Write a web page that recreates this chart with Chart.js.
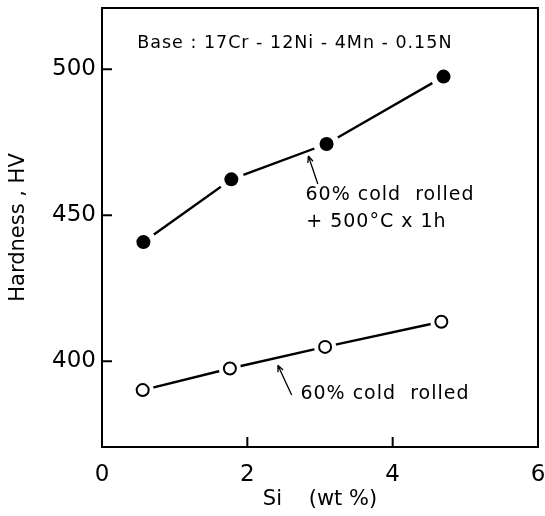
<!DOCTYPE html>
<html>
<head>
<meta charset="utf-8">
<script src="https://cdn.jsdelivr.net/npm/chart.js@4"></script>
<style>
  html, body { margin: 0; padding: 0; background: #fff; }
  #wrap { width: 545px; height: 516px; }
</style>
</head>
<body>
<div id="wrap"><canvas id="hardnessChart"></canvas></div>
<script>
// données
const siContent = [0.57, 1.78, 3.09, 4.70];
const hvAged = [440.8, 462.3, 474.4, 497.5];      // 60% cold rolled + 500°C x 1h
const siContentCold = [0.56, 1.76, 3.07, 4.67];
const hvCold = [390.1, 397.5, 404.9, 413.5];      // 60% cold rolled
const xTicks = [0, 2, 4, 6];
const yTicks = [400, 450, 500];

const FONT = '"DejaVu Sans", sans-serif';

function toPoints(xs, ys) {
    return xs.map((x, i) => ({ x: x, y: ys[i] }));
}

// cadre + graduations intérieures + annotations
const framePlugin = {
    id: 'frame',
    afterDraw(chart) {
        const { ctx, chartArea: a, scales: { x, y } } = chart;
        ctx.save();
        ctx.strokeStyle = '#000';
        ctx.lineWidth = 2;
        ctx.strokeRect(a.left, a.top, a.right - a.left, a.bottom - a.top);

        ctx.beginPath();
        yTicks.forEach(v => {
            const py = y.getPixelForValue(v);
            ctx.moveTo(a.left, py);
            ctx.lineTo(a.left + 10, py);
        });
        [2, 4].forEach(v => {
            const px = x.getPixelForValue(v);
            ctx.moveTo(px, a.bottom);
            ctx.lineTo(px, a.bottom - 10);
        });
        ctx.stroke();

        // textes
        ctx.fillStyle = '#000';
        ctx.textBaseline = 'middle';
        ctx.textAlign = 'left';
        ctx.letterSpacing = '1px';
        ctx.font = '17.5px ' + FONT;
        ctx.fillText('Base : 17Cr - 12Ni - 4Mn - 0.15N', x.getPixelForValue(0.485), y.getPixelForValue(508.7));
        ctx.font = '19px ' + FONT;
        ctx.fillText('60% cold  rolled', x.getPixelForValue(2.80), y.getPixelForValue(457));
        ctx.fillText('+ 500°C x 1h', x.getPixelForValue(2.81), y.getPixelForValue(447.7));
        ctx.fillText('60% cold  rolled', x.getPixelForValue(2.73), y.getPixelForValue(388.9));

        // flèches
        const arrow = (x0, y0, x1, y1) => {
            const px0 = x.getPixelForValue(x0), py0 = y.getPixelForValue(y0);
            const px1 = x.getPixelForValue(x1), py1 = y.getPixelForValue(y1);
            const ang = Math.atan2(py1 - py0, px1 - px0);
            ctx.lineWidth = 1.3;
            ctx.beginPath();
            ctx.moveTo(px0, py0);
            ctx.lineTo(px1, py1);
            ctx.moveTo(px1, py1);
            ctx.lineTo(px1 - 7 * Math.cos(ang - 0.4), py1 - 7 * Math.sin(ang - 0.4));
            ctx.moveTo(px1, py1);
            ctx.lineTo(px1 - 7 * Math.cos(ang + 0.4), py1 - 7 * Math.sin(ang + 0.4));
            ctx.stroke();
        };
        arrow(2.97, 460.7, 2.84, 470.3);
        arrow(2.61, 388.4, 2.42, 398.6);
        ctx.restore();
    }
};

document.addEventListener('DOMContentLoaded', function() {
    const ctx = document.getElementById('hardnessChart').getContext('2d');

    new Chart(ctx, {
        type: 'scatter',
        data: {
            datasets: [
                {
                    // courbe avec halo blanc autour des points (coupure de la ligne)
                    data: toPoints(siContent, hvAged),
                    showLine: true,
                    borderColor: '#000',
                    borderWidth: 2.4,
                    pointRadius: 13,
                    pointBackgroundColor: '#fff',
                    pointBorderWidth: 0,
                    order: 2
                },
                {
                    data: toPoints(siContent, hvAged),
                    pointRadius: 7,
                    pointBackgroundColor: '#000',
                    pointBorderColor: '#000',
                    pointBorderWidth: 0,
                    order: 0
                },
                {
                    data: toPoints(siContentCold, hvCold),
                    showLine: true,
                    borderColor: '#000',
                    borderWidth: 2.4,
                    pointRadius: 11,
                    pointBackgroundColor: '#fff',
                    pointBorderWidth: 0,
                    order: 2
                },
                {
                    data: toPoints(siContentCold, hvCold),
                    pointRadius: 6,
                    pointBackgroundColor: '#fff',
                    pointBorderColor: '#000',
                    pointBorderWidth: 2,
                    order: 0
                }
            ]
        },
        options: {
            responsive: true,
            maintainAspectRatio: false,
            animation: false,
            events: [],
            layout: { autoPadding: false, padding: { top: 8, right: 7, left: 0, bottom: 0 } },
            plugins: {
                legend: { display: false },
                tooltip: { enabled: false }
            },
            scales: {
                x: {
                    type: 'linear',
                    min: 0,
                    max: 6,
                    afterBuildTicks: s => { s.ticks = xTicks.map(v => ({ value: v })); },
                    afterFit: s => { s.height = 69; s.paddingLeft = 0; s.paddingRight = 0; },
                    grid: { display: false, drawTicks: false },
                    border: { display: false },
                    ticks: { color: '#000', padding: 14, font: { family: FONT, size: 23 } },
                    title: {
                        display: true,
                        text: 'Si    (wt %)',
                        color: '#000',
                        padding: { top: 2 },
                        font: { family: FONT, size: 21 }
                    }
                },
                y: {
                    min: 370.6,
                    max: 521,
                    afterBuildTicks: s => { s.ticks = yTicks.map(v => ({ value: v })); },
                    afterFit: s => { s.width = 102; s.paddingTop = 0; s.paddingBottom = 0; },
                    grid: { display: false, drawTicks: false },
                    border: { display: false },
                    ticks: { color: '#000', padding: 6, font: { family: FONT, size: 23 } },
                    title: {
                        display: true,
                        text: 'Hardness , HV',
                        color: '#000',
                        padding: { top: 6 },
                        font: { family: FONT, size: 21 }
                    }
                }
            }
        },
        plugins: [framePlugin]
    });
});
</script>
</body>
</html>
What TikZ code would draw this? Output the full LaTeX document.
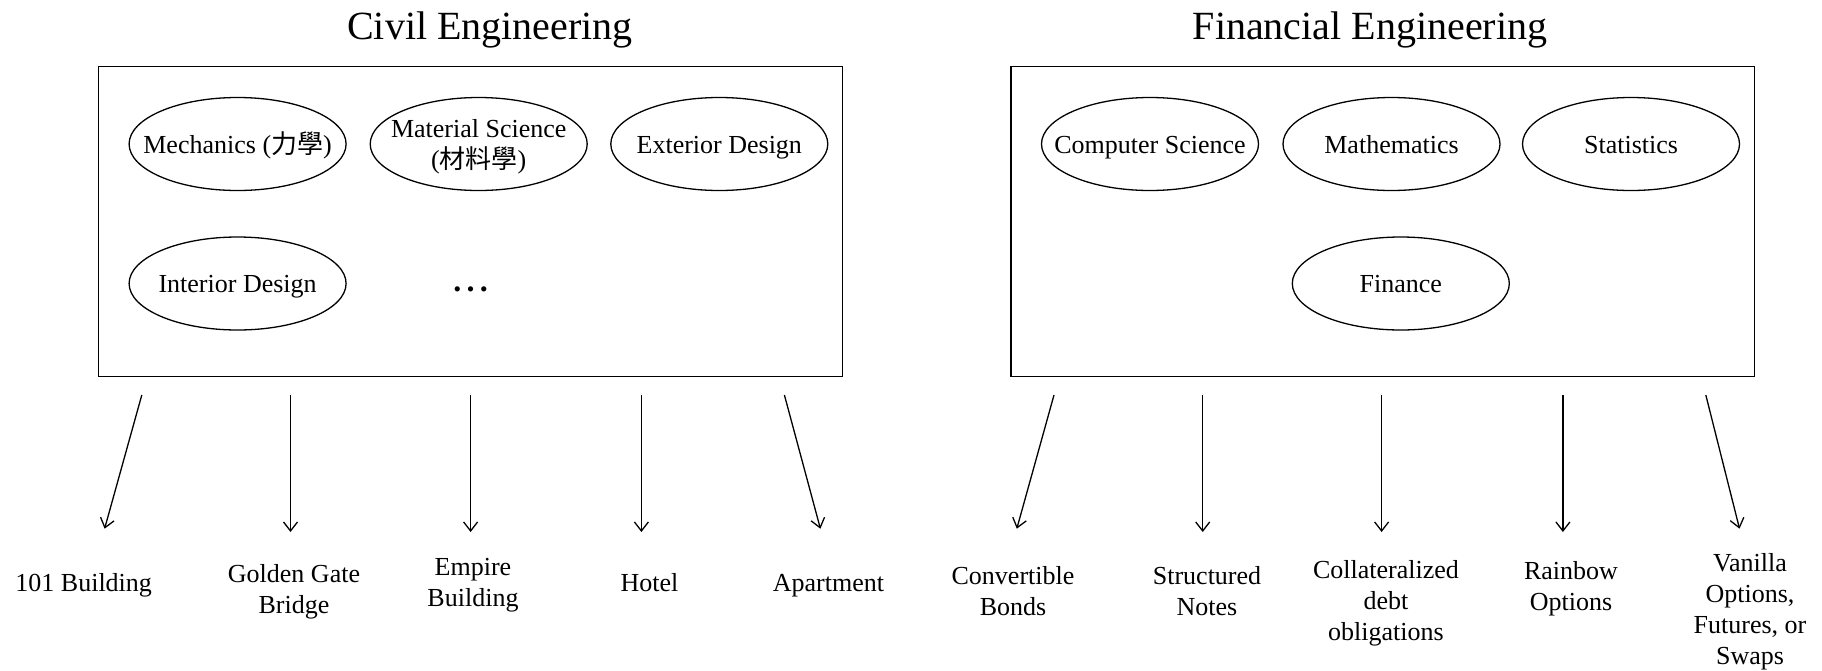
\documentclass[tikz,border=0pt]{standalone}
\usepackage{fontspec}
\setmainfont{Liberation Serif}
\newfontfamily\cjk{Noto Sans CJK TC}
\usetikzlibrary{shapes.geometric,arrows.meta}
\begin{document}
\begin{tikzpicture}[x=1pt,y=-1pt,
  every node/.style={font=\fontsize{26}{31}\selectfont},
  title/.style={font=\fontsize{40}{48}\selectfont, inner sep=0pt, yshift=-3.5pt},
  bigbox/.style={draw, line width=1.3pt, minimum width=743.6pt, minimum height=310.3pt, inner sep=0pt},
  oval/.style={ellipse, draw, line width=1.3pt, minimum width=217pt, minimum height=93pt, inner sep=0pt},
  txt/.style={align=center, inner sep=0pt, yshift=-3pt},
  lab/.style={align=center, inner sep=0pt, yshift=-3.5pt},
  one/.style={text height=0.7em, text depth=0.25em, yshift=-4pt},
  arr/.style={line width=1.3pt, -{Straight Barb[length=9pt,width=14pt,line width=1.3pt]}}
]
\useasboundingbox (0,0) rectangle (1822,670);

% titles
\node[title] (tcivil) at (490,26) {Civil Engineering};
\node[title] (tfin) at (1370,26) {Financial Engineering};

% boxes
\node[bigbox] (civil) at (470.6,221.4) {};
\node[bigbox] (fin) at (1382.8,221.4) {};

% civil ovals
\node[oval] (mech) at (237.6,144) {};
\node[txt,one] (mecht) at (mech) {Mechanics ({\cjk 力學})};
\node[oval] (mat) at (478.7,144) {};
\node[txt] (matt) at (mat) {Material Science\\({\cjk 材料學})};
\node[oval] (ext) at (719.3,144) {};
\node[txt,one] (extt) at (ext) {Exterior Design};
\node[oval] (int) at (237.6,283.5) {};
\node[txt,one] (intt) at (int) {Interior Design};
\node[inner sep=0pt, anchor=base, font=\fontsize{32}{38}\selectfont] (dots) at (470.6,291) {\textbf{.\kern5.3pt.\kern5.3pt.}};

% financial ovals
\node[oval] (cs) at (1150,144) {};
\node[txt,one] (cst) at (cs) {Computer Science};
\node[oval] (math) at (1391.5,144) {};
\node[txt,one] (matht) at (math) {Mathematics};
\node[oval] (stat) at (1631,144) {};
\node[txt,one] (statt) at (stat) {Statistics};
\node[oval] (finc) at (1400.8,283.5) {};
\node[txt,one] (finct) at (finc) {Finance};

% arrow coordinates
\coordinate (a1s) at (141.8,395);  \coordinate (a1e) at (104.6,528.7);
\coordinate (a2s) at (290.5,395);  \coordinate (a2e) at (290.5,532);
\coordinate (a3s) at (470.6,395);  \coordinate (a3e) at (470.6,532);
\coordinate (a4s) at (641.4,395);  \coordinate (a4e) at (641.4,532);
\coordinate (a5s) at (784.4,395);  \coordinate (a5e) at (820.4,528.7);
\coordinate (b1s) at (1054,395);   \coordinate (b1e) at (1016.8,528.7);
\coordinate (b2s) at (1202.7,395); \coordinate (b2e) at (1202.7,532);
\coordinate (b3s) at (1381.6,395); \coordinate (b3e) at (1381.6,532);
\coordinate (b4s) at (1562.9,395); \coordinate (b4e) at (1562.9,532);
\coordinate (b5s) at (1705.8,395); \coordinate (b5e) at (1739.5,528.7);

\foreach \n in {a1,a2,a3,a4,a5,b1,b2,b3,b4,b5}
  \draw[arr] (\n s) -- (\n e);

% labels
\node[lab,one] (l1) at (83.7,582) {101 Building};
\node[lab] (l2) at (294,588) {Golden Gate\\Bridge};
\node[lab] (l3) at (473,582) {Empire\\Building};
\node[lab,one] (l4) at (649.5,582) {Hotel};
\node[lab,one] (l5) at (828.5,582) {Apartment};
\node[lab] (r1) at (1013,588) {Convertible\\Bonds};
\node[lab] (r2) at (1207,588) {Structured\\Notes};
\node[lab] (r3) at (1386,600) {Collateralized\\debt\\obligations};
\node[lab] (r4) at (1571,585) {Rainbow\\Options};
\node[lab] (r5) at (1750,608) {Vanilla\\Options,\\Futures, or\\Swaps};
\end{tikzpicture}
\end{document}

◇ ◇ ◇ ◇ ◇ ◇ ◇

▸ THE EXERCISE: Look above for the line with "What TikZ code" and copy exactly from it through the line with "(finct) at (finc)", both included. Omit the pictures.

▸ RIGHT ANSWER:
What TikZ code would draw this? Output the full LaTeX document.
\documentclass[tikz,border=0pt]{standalone}
\usepackage{fontspec}
\setmainfont{Liberation Serif}
\newfontfamily\cjk{Noto Sans CJK TC}
\usetikzlibrary{shapes.geometric,arrows.meta}
\begin{document}
\begin{tikzpicture}[x=1pt,y=-1pt,
  every node/.style={font=\fontsize{26}{31}\selectfont},
  title/.style={font=\fontsize{40}{48}\selectfont, inner sep=0pt, yshift=-3.5pt},
  bigbox/.style={draw, line width=1.3pt, minimum width=743.6pt, minimum height=310.3pt, inner sep=0pt},
  oval/.style={ellipse, draw, line width=1.3pt, minimum width=217pt, minimum height=93pt, inner sep=0pt},
  txt/.style={align=center, inner sep=0pt, yshift=-3pt},
  lab/.style={align=center, inner sep=0pt, yshift=-3.5pt},
  one/.style={text height=0.7em, text depth=0.25em, yshift=-4pt},
  arr/.style={line width=1.3pt, -{Straight Barb[length=9pt,width=14pt,line width=1.3pt]}}
]
\useasboundingbox (0,0) rectangle (1822,670);

% titles
\node[title] (tcivil) at (490,26) {Civil Engineering};
\node[title] (tfin) at (1370,26) {Financial Engineering};

% boxes
\node[bigbox] (civil) at (470.6,221.4) {};
\node[bigbox] (fin) at (1382.8,221.4) {};

% civil ovals
\node[oval] (mech) at (237.6,144) {};
\node[txt,one] (mecht) at (mech) {Mechanics ({\cjk 力學})};
\node[oval] (mat) at (478.7,144) {};
\node[txt] (matt) at (mat) {Material Science\\({\cjk 材料學})};
\node[oval] (ext) at (719.3,144) {};
\node[txt,one] (extt) at (ext) {Exterior Design};
\node[oval] (int) at (237.6,283.5) {};
\node[txt,one] (intt) at (int) {Interior Design};
\node[inner sep=0pt, anchor=base, font=\fontsize{32}{38}\selectfont] (dots) at (470.6,291) {\textbf{.\kern5.3pt.\kern5.3pt.}};

% financial ovals
\node[oval] (cs) at (1150,144) {};
\node[txt,one] (cst) at (cs) {Computer Science};
\node[oval] (math) at (1391.5,144) {};
\node[txt,one] (matht) at (math) {Mathematics};
\node[oval] (stat) at (1631,144) {};
\node[txt,one] (statt) at (stat) {Statistics};
\node[oval] (finc) at (1400.8,283.5) {};
\node[txt,one] (finct) at (finc) {Finance};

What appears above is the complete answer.